Directions for this task:
Reproduce the lines below exactly, from the one containing "Convert this chart to Plotly code." through the one containing "n_ones = 45", both included. Leave out any pictures.

Extracted entries:
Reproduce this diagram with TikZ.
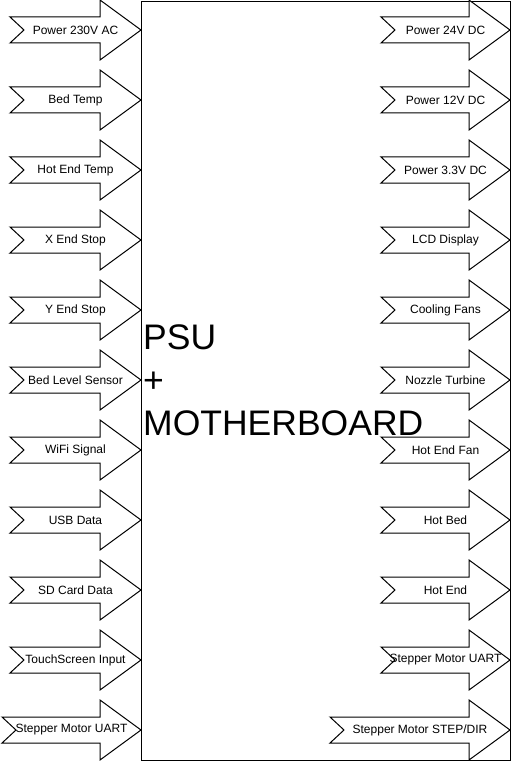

---

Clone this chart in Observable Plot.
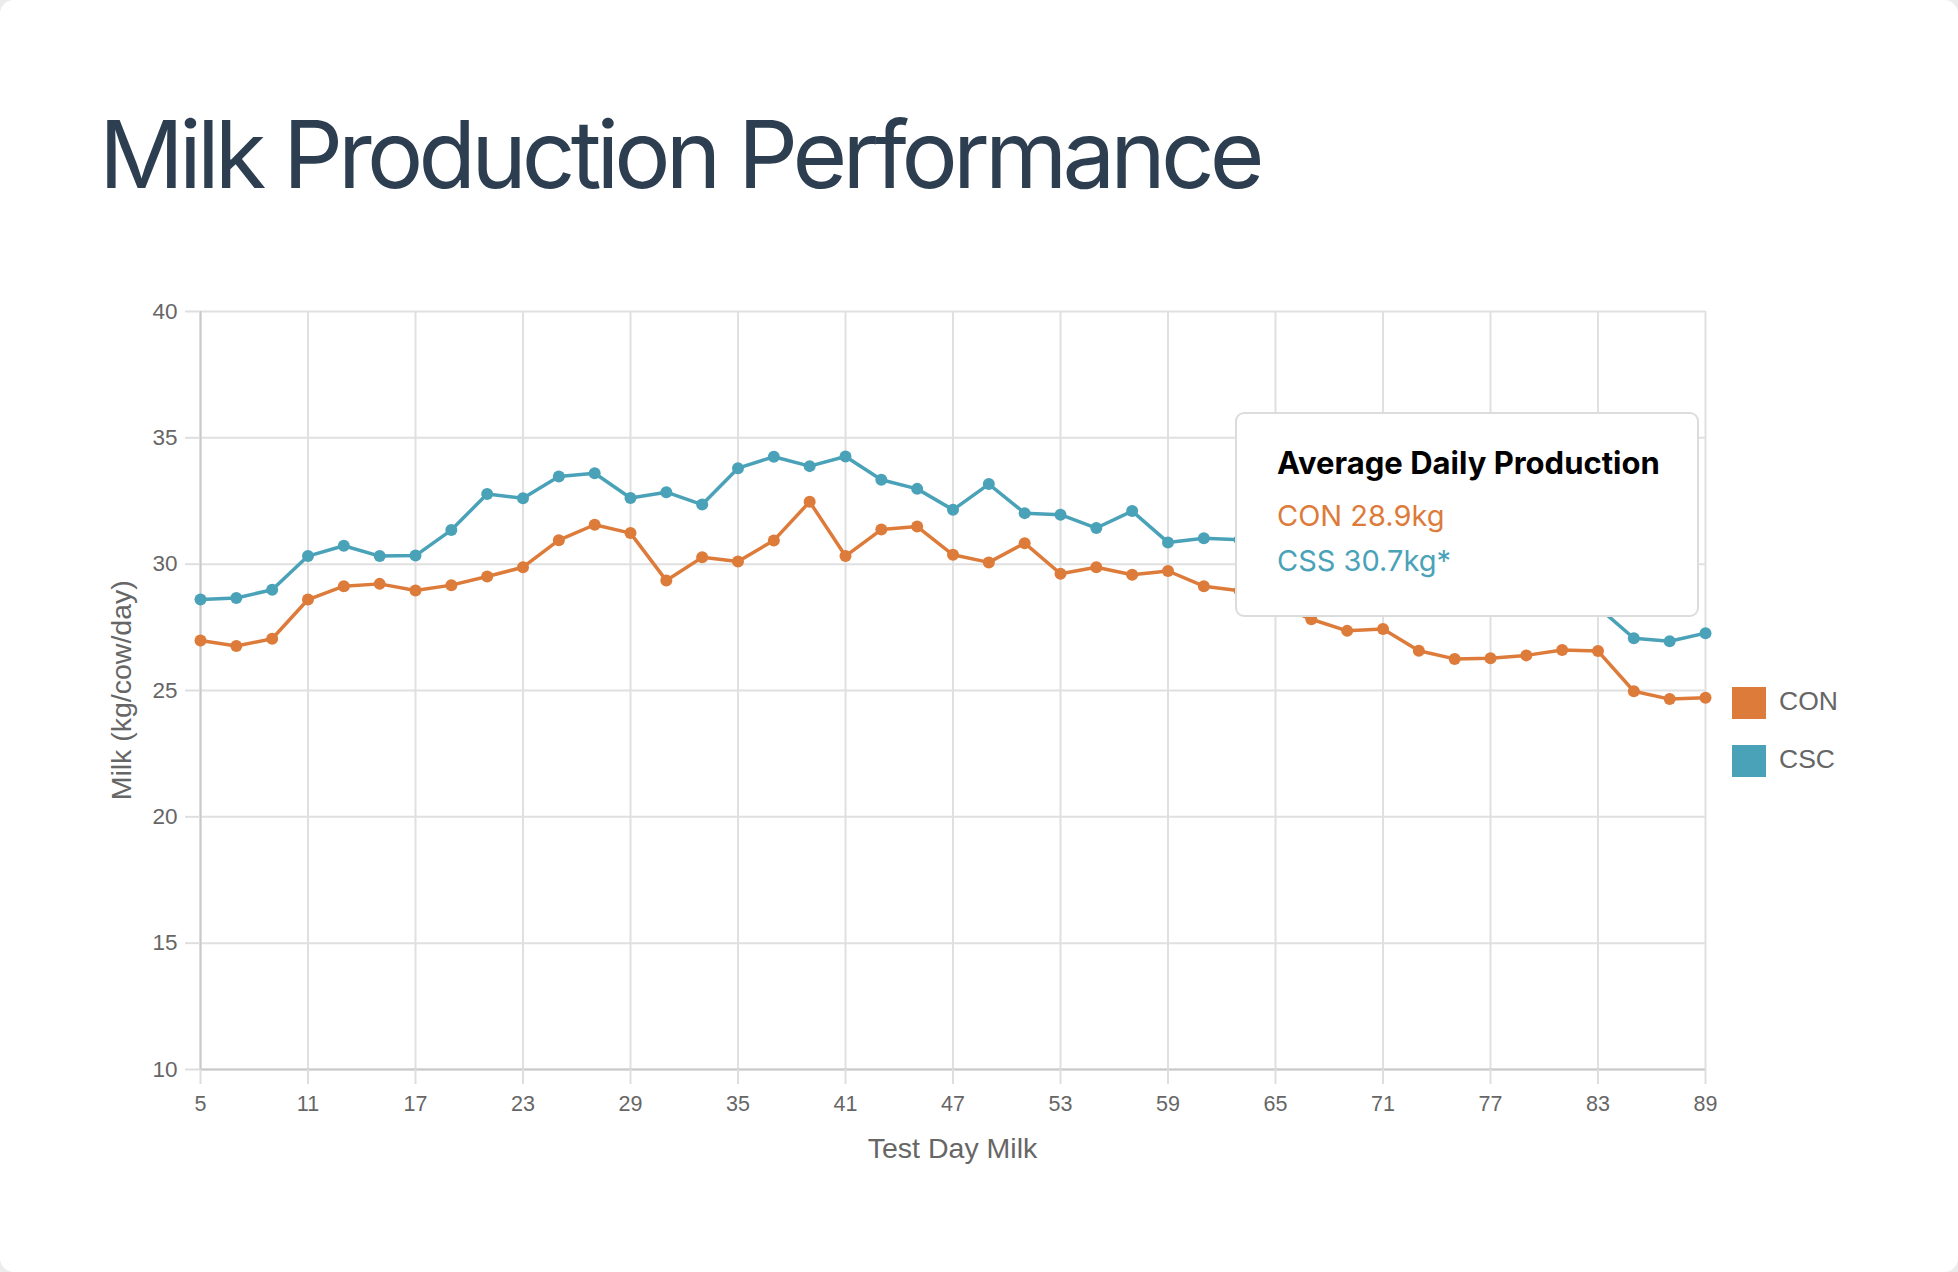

--

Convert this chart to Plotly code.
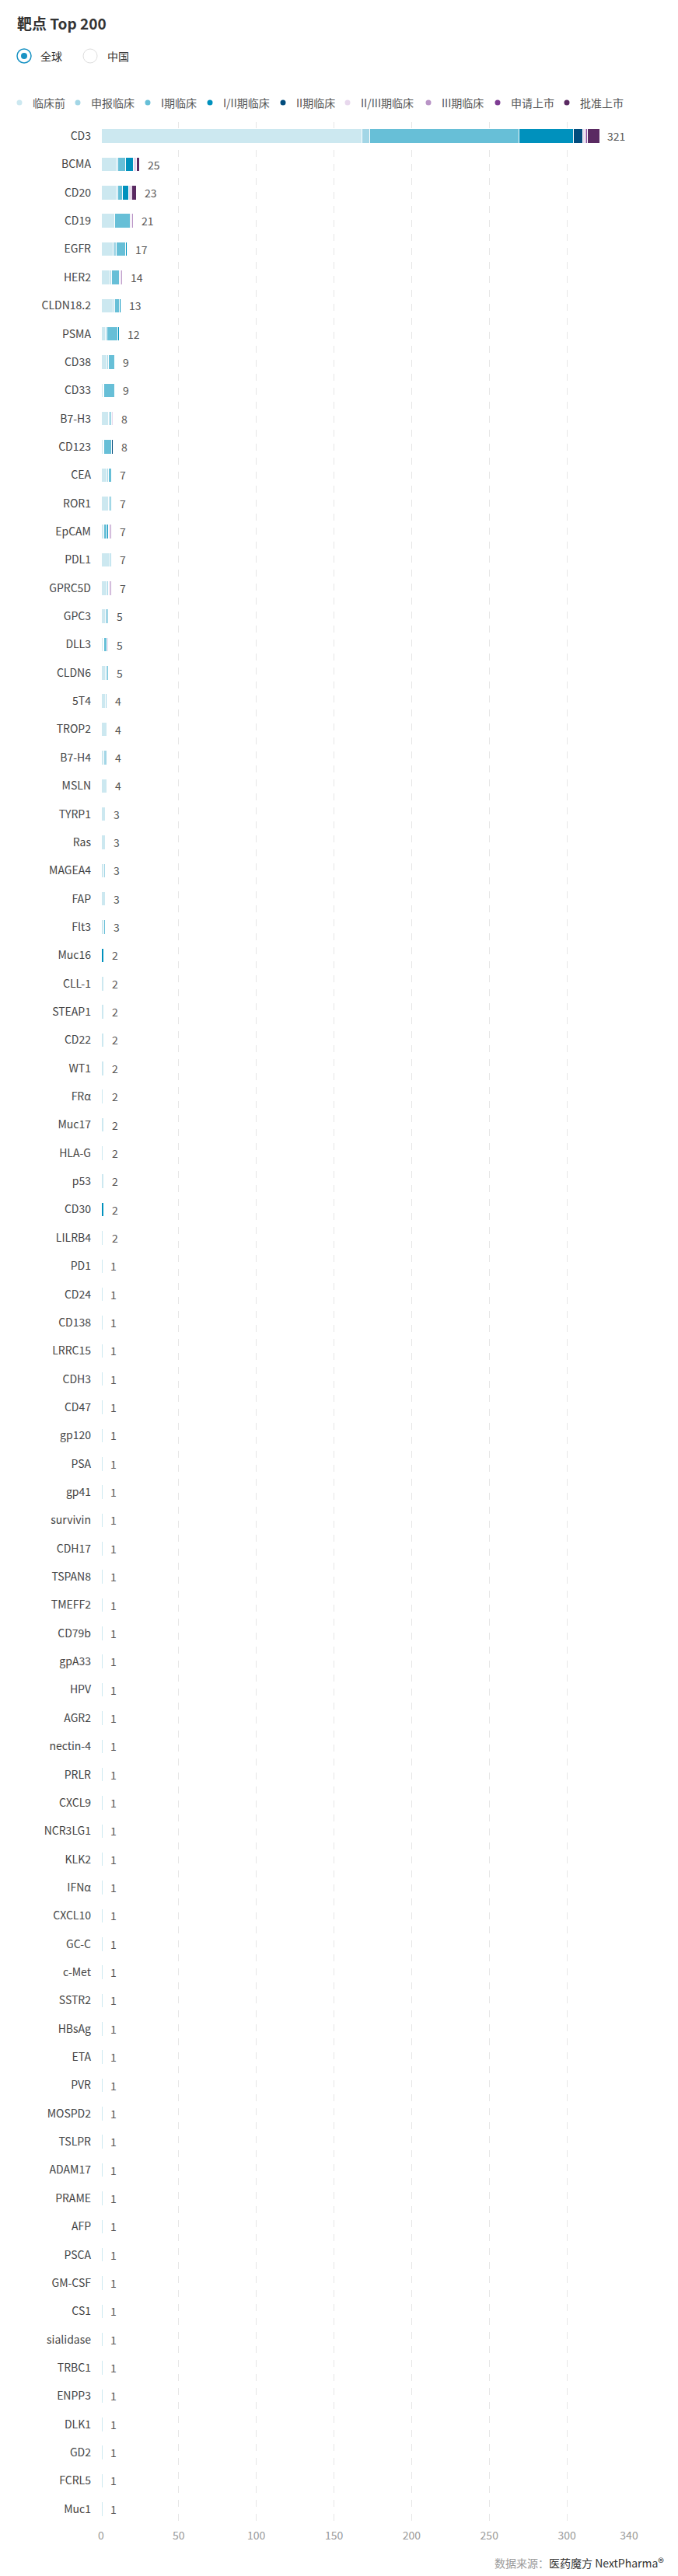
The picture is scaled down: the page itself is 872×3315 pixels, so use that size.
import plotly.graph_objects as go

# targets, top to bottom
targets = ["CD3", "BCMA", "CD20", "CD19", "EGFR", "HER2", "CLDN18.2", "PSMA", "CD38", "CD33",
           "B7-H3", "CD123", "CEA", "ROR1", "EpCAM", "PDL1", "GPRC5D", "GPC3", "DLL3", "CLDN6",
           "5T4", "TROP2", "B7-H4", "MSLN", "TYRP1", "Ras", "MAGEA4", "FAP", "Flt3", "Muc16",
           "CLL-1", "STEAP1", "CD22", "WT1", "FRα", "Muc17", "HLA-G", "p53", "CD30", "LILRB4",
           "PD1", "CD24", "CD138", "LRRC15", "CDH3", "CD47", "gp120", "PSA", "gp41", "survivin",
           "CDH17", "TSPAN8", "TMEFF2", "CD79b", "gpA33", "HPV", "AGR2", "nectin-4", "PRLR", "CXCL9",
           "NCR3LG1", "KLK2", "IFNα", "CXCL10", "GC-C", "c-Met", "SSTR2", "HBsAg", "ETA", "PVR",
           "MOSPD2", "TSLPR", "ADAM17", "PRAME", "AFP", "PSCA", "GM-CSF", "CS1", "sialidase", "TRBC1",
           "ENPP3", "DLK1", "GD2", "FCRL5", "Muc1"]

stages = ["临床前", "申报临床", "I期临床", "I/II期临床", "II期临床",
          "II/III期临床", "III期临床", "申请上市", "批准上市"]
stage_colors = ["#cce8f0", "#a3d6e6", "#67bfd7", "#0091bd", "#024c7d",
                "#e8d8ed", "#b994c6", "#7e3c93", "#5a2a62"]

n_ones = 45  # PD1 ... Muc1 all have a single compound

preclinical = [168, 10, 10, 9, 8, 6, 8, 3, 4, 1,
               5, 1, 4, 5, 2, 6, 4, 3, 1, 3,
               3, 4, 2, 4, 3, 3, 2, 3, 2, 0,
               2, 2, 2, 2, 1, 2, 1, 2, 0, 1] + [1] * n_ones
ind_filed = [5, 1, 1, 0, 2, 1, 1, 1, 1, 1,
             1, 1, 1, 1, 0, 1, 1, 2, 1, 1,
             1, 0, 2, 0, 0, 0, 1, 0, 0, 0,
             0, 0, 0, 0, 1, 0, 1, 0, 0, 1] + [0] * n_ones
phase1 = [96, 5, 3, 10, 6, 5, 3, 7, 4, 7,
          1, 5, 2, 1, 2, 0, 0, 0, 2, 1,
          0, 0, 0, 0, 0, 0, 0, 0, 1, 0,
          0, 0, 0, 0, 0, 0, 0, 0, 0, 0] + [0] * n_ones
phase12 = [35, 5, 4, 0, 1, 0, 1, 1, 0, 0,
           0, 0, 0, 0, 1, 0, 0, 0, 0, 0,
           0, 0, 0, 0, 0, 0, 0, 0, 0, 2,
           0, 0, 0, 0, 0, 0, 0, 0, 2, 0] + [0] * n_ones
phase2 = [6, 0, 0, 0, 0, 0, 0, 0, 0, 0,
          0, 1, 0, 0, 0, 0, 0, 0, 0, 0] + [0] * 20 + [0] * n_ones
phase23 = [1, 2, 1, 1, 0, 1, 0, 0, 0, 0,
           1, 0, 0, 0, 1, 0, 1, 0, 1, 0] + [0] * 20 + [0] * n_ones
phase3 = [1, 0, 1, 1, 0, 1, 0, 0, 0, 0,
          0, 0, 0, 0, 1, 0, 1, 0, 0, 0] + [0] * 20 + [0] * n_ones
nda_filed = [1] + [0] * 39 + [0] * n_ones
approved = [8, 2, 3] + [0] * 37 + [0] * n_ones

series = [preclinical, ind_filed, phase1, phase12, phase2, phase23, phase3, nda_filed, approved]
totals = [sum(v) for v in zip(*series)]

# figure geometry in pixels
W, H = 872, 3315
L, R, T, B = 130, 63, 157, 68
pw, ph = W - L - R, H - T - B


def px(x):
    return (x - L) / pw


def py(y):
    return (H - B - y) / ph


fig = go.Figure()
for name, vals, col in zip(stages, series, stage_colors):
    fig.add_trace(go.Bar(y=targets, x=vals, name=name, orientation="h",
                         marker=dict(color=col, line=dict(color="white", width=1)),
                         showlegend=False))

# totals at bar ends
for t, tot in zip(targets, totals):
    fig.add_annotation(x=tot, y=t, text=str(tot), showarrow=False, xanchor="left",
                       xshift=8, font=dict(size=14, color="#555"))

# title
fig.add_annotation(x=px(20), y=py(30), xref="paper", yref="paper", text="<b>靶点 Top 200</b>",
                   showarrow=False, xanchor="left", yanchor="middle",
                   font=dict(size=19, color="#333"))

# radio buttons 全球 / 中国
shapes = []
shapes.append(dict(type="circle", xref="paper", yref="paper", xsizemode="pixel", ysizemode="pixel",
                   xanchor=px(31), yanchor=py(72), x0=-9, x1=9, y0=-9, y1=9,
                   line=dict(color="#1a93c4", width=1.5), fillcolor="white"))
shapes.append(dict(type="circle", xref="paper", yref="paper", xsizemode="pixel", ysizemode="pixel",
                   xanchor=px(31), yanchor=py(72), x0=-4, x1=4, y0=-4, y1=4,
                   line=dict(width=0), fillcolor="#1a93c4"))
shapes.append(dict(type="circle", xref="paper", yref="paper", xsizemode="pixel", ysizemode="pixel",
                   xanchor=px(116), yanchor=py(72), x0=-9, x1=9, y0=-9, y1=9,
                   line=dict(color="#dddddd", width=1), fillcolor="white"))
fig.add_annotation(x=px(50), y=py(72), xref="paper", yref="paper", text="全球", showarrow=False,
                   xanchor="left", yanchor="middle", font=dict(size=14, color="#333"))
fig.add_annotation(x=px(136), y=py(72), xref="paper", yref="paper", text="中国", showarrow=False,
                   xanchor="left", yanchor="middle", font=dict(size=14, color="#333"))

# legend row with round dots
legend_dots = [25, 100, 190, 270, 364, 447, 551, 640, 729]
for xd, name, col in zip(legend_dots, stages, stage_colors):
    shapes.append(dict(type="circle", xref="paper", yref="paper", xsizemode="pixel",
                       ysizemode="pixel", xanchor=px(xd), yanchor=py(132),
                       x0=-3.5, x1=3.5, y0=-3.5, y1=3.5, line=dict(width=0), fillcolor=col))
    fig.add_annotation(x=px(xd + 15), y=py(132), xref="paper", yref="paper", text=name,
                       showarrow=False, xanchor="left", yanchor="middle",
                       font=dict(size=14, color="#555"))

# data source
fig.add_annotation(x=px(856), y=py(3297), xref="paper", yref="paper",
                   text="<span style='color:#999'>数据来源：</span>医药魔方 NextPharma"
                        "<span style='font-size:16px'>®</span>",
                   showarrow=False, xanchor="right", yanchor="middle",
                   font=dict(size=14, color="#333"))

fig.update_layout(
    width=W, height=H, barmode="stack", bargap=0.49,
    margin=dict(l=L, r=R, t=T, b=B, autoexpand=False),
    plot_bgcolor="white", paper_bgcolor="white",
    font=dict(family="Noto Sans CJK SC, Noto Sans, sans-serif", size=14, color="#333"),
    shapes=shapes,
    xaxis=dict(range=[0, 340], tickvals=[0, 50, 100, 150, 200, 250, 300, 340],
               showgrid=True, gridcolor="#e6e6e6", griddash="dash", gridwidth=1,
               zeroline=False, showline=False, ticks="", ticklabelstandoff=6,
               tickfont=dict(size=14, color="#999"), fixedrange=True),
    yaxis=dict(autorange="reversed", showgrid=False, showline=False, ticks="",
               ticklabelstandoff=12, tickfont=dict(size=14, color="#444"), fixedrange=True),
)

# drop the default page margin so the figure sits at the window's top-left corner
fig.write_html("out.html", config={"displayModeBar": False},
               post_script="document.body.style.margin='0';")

Task answer:
Convert this chart to Plotly code.
The picture is scaled down: the page itself is 872×3315 pixels, so use that size.
import plotly.graph_objects as go

# targets, top to bottom
targets = ["CD3", "BCMA", "CD20", "CD19", "EGFR", "HER2", "CLDN18.2", "PSMA", "CD38", "CD33",
           "B7-H3", "CD123", "CEA", "ROR1", "EpCAM", "PDL1", "GPRC5D", "GPC3", "DLL3", "CLDN6",
           "5T4", "TROP2", "B7-H4", "MSLN", "TYRP1", "Ras", "MAGEA4", "FAP", "Flt3", "Muc16",
           "CLL-1", "STEAP1", "CD22", "WT1", "FRα", "Muc17", "HLA-G", "p53", "CD30", "LILRB4",
           "PD1", "CD24", "CD138", "LRRC15", "CDH3", "CD47", "gp120", "PSA", "gp41", "survivin",
           "CDH17", "TSPAN8", "TMEFF2", "CD79b", "gpA33", "HPV", "AGR2", "nectin-4", "PRLR", "CXCL9",
           "NCR3LG1", "KLK2", "IFNα", "CXCL10", "GC-C", "c-Met", "SSTR2", "HBsAg", "ETA", "PVR",
           "MOSPD2", "TSLPR", "ADAM17", "PRAME", "AFP", "PSCA", "GM-CSF", "CS1", "sialidase", "TRBC1",
           "ENPP3", "DLK1", "GD2", "FCRL5", "Muc1"]

stages = ["临床前", "申报临床", "I期临床", "I/II期临床", "II期临床",
          "II/III期临床", "III期临床", "申请上市", "批准上市"]
stage_colors = ["#cce8f0", "#a3d6e6", "#67bfd7", "#0091bd", "#024c7d",
                "#e8d8ed", "#b994c6", "#7e3c93", "#5a2a62"]

n_ones = 45  # PD1 ... Muc1 all have a single compound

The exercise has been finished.